Why do so many credit card chip readers still not work?

ISTM that in the effort to create a single POS system that would still work for old-style swipe+sign credit, swipe+PIN debit, chip, NFC and Og knows what else, they found themselves having to add a whole bunch of extra steps in order to tell one from the other, rather than blackboxing that part. And that would be a bigger issue with American consumers, who are less likely to just sit there quietly in the face of “This is the new way to do things from now on, and that’s that.”

That is not an explanation at all, because as far as I know everyone posting to this message board and others where I’ve seen ‘why haven’t we moved to chip’ laments is an end-user, none of the credit card issuers are posting to message boards (other than maybe their own). How much credit card issuers worry about security is a business decision for them and isn’t really relevant, what confuses me is the people (that is, end-users) who complain about how we’re not on chip systems yet and how far behind Europe we are because of it. Like you said, end-users aren’t liable for fraud.

This is speculation, so take it for what it is.

I suspect some of it is Euro-types and Euro-philes sniffing at American backwardness, right up there with reactionary politics and clinging to outdated measurements systems.

Some may be perfectly valid impatience of folks who have experienced how well (smoothly, quickly) actual chip-and-PIN business goes in Europe, compared to the backward, inconsistent, and slothful implementations available here. A well-designed and well-implemented smart card system is actually quicker and easier to use than swipe-and-sign, but that wouldn’t be apparent at all looking at most of the offerings available here.

In Europe, with Chip and Pin, can you sign? The way it’s set up, from the consumer’s stand point, they don’t see the safeguards that are in place. For years I’ve been saying that I’d love to have a card a credit card that only worked with a Pin. If you didn’t enter your pin, it declined.
Of course, with people having multiple cards, multiple pins, having to change their pins n a regular basis, sooner or later they’ll start writing them down. But at least it’s safer than just being able to swipe the card and, more or less, knowing the sale will go through and cardholders will understand how it’s safer.

With our system at work you can insert your chip card at any time, although if you do it early you’re risking that the transaction is going to go through before I’m done ringing up your order (we aren’t quite sure why that happens sometimes). Once it goes past a certain point I can’t stop it, regardless.

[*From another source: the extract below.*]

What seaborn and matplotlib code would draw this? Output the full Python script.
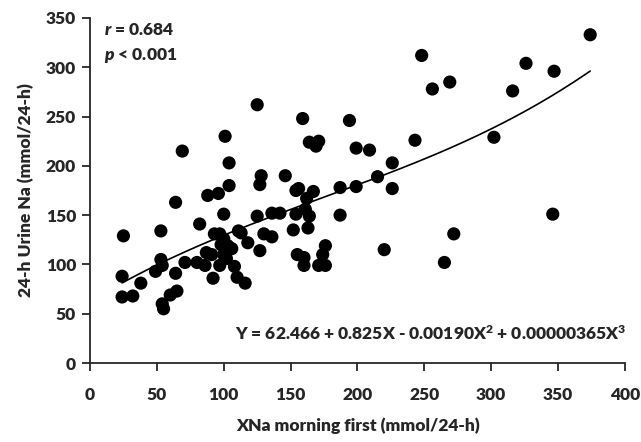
import numpy as np
import pandas as pd
import matplotlib
matplotlib.use("Agg")
import matplotlib.pyplot as plt
import seaborn as sns

# XNa morning first vs 24-h urine Na
xna = [25, 24, 24, 32, 38, 49, 53, 53, 54, 54, 55, 60, 65, 64, 64, 69, 71, 80,
       82, 86, 87, 88, 91, 92, 93, 96, 97, 98, 100, 100, 100, 97, 101, 102, 103,
       104, 104, 106, 108, 110, 111, 113, 116, 118, 125, 125, 127, 127, 128, 130,
       136, 136, 142, 146, 152, 154, 154, 156, 155, 159, 160, 160, 161, 162, 163,
       164, 164, 167, 169, 171, 171, 174, 176, 176, 187, 187, 194, 199, 199, 209,
       215, 220, 226, 226, 243, 248, 256, 265, 269, 272, 302, 316, 326, 347, 346,
       374]
urine_na = [129, 88, 67, 68, 81, 93, 134, 105, 99, 60, 55, 69, 73, 91, 163, 215,
            102, 102, 141, 99, 112, 170, 110, 86, 131, 172, 131, 120, 151, 126, 110,
            99, 230, 106, 119, 203, 180, 116, 98, 87, 134, 132, 81, 122, 262, 149,
            114, 181, 190, 131, 128, 152, 152, 190, 135, 151, 175, 177, 110, 248,
            107, 99, 156, 167, 137, 149, 224, 174, 220, 225, 99, 110, 99, 119, 150,
            178, 246, 179, 218, 216, 189, 115, 203, 177, 226, 312, 278, 102, 285,
            131, 229, 276, 304, 296, 151, 333]

# cubic fit reported in the figure
coef = [62.466, 0.825, -0.00190, 0.00000365]
r_text = "$r$ = 0.684"
p_text = "$p$ < 0.001"
eq_text = "Y = 62.466 + 0.825X - 0.00190X$^2$ + 0.00000365X$^3$"

df = pd.DataFrame({"x": xna, "y": urine_na})
xs = np.linspace(min(xna), max(xna), 200)
fit = pd.DataFrame({"x": xs, "y": coef[0] + coef[1] * xs + coef[2] * xs**2 + coef[3] * xs**3})

sns.set_style("ticks")
W = "heavy"
plt.rcParams["font.family"] = ["Lato", "DejaVu Sans"]
plt.rcParams["font.weight"] = W
plt.rcParams["mathtext.fontset"] = "custom"
plt.rcParams["mathtext.rm"] = "Lato:" + W
plt.rcParams["mathtext.it"] = "Lato:italic:" + W
plt.rcParams["mathtext.bf"] = "Lato:" + W

fig = plt.figure(figsize=(6.41, 4.42), dpi=100)
ax = fig.add_axes([0.1404, 0.1787, 0.8346, 0.7806])

sns.scatterplot(data=df, x="x", y="y", ax=ax, color="black", s=90, edgecolor="none")
sns.lineplot(data=fit, x="x", y="y", ax=ax, color="black", linewidth=1.2)

ax.set_xlim(0, 400)
ax.set_ylim(0, 350)
ax.set_xticks(range(0, 401, 50))
ax.set_yticks(range(0, 351, 50))
sns.despine(ax=ax)
for s in ["left", "bottom"]:
    ax.spines[s].set_linewidth(1.3)
ax.tick_params(direction="out", length=6, width=1.3, labelsize=12.5, pad=11)
ax.tick_params(axis="y", pad=4)
for lab in ax.get_xticklabels() + ax.get_yticklabels():
    lab.set_fontweight(W)

ax.set_xlabel("XNa morning first (mmol/24-h)", fontsize=12.5, fontweight=W, labelpad=11)
ax.set_ylabel("24-h Urine Na (mmol/24-h)", fontsize=12.5, fontweight=W, labelpad=8)

ax.text(10.5, 338, r_text, fontsize=12.5, fontweight=W, va="center")
ax.text(10.5, 312, p_text, fontsize=12.5, fontweight=W, va="center")
ax.text(401, 30, eq_text, fontsize=12.5, fontweight=W, va="center", ha="right")

fig.savefig("out.png", dpi=100)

You still have to leave your chip card inserted until the transaction is completed, you can’t just insert it, withdraw it, and have it work.

Technically in the UK it’s at the vendor’s discretion but IME they all refuse. No PIN means that they are liable for the transaction.

my experience in Canada is that if you use the Chip and pin, there is no need for a signature. It’s only if you use the swipe that you then have to sign something, which added to the length of time for the swipe process.

As well, if the purchase is under the tap limit, you don’t even have to enter a pin; just tap your card and if it’s accepted, that’s it, done. (Not all merchants have the tap option yet, but high-traffic places like Tim’s and gas stations do.)

Question: can you use the swipe option for your credit cards at gas pumps without going in, or do you have to go in to sign the receipt? Here, you can use chip and Pin at the pump and never have to go in.

You don’t have to go in. You usually have to enter your zip code, though. This can be problematic for foreign visitors.

The gas station across the border in the USA that is closest to me has a unique and wondrous procedure: use a chip credit cart (not a chip debit card – which is a good thing considering that credit cards usually have better liability protection than debit cards) at the pump, and then walk over to the grocery store and wait in line with the shoppers for the receipt, for they do not properly maintain their pumps.

The first time I learned about tap was when I had my personal car and my business card in my hand while making two separate transactions (one personal and one business) at a gas station. Without knowing it, I paid the business transaction with my personal card, and then asked why the machine was not accepting my business card. The clerk looked at my like I was stupid, which, I suppose, I was.

Your comment may be speculation, but it’s pretty solid speculation.

I’m one of those people, and you’re right: I’m an unabashed europhile and I lived in France for a year (1999-2000) and I long for the seamless aspect of credit card transactions in Europe. (I also miss high-speed rail, sane bicycle traffic management and single-payer health care. I’m totally living the liberal-elite cliché!)

I used to work in network security, and as a result the American fixation on security theater drives me nuts. The whole chip-and-sign thing is a joke compared to chip-and-pin. It’s not that chip-and-pin is utterly secure; it’s that “chip-and-sign” is really just “chip” and therefore utterly insecure. The signature doesn’t help secure the transaction at all.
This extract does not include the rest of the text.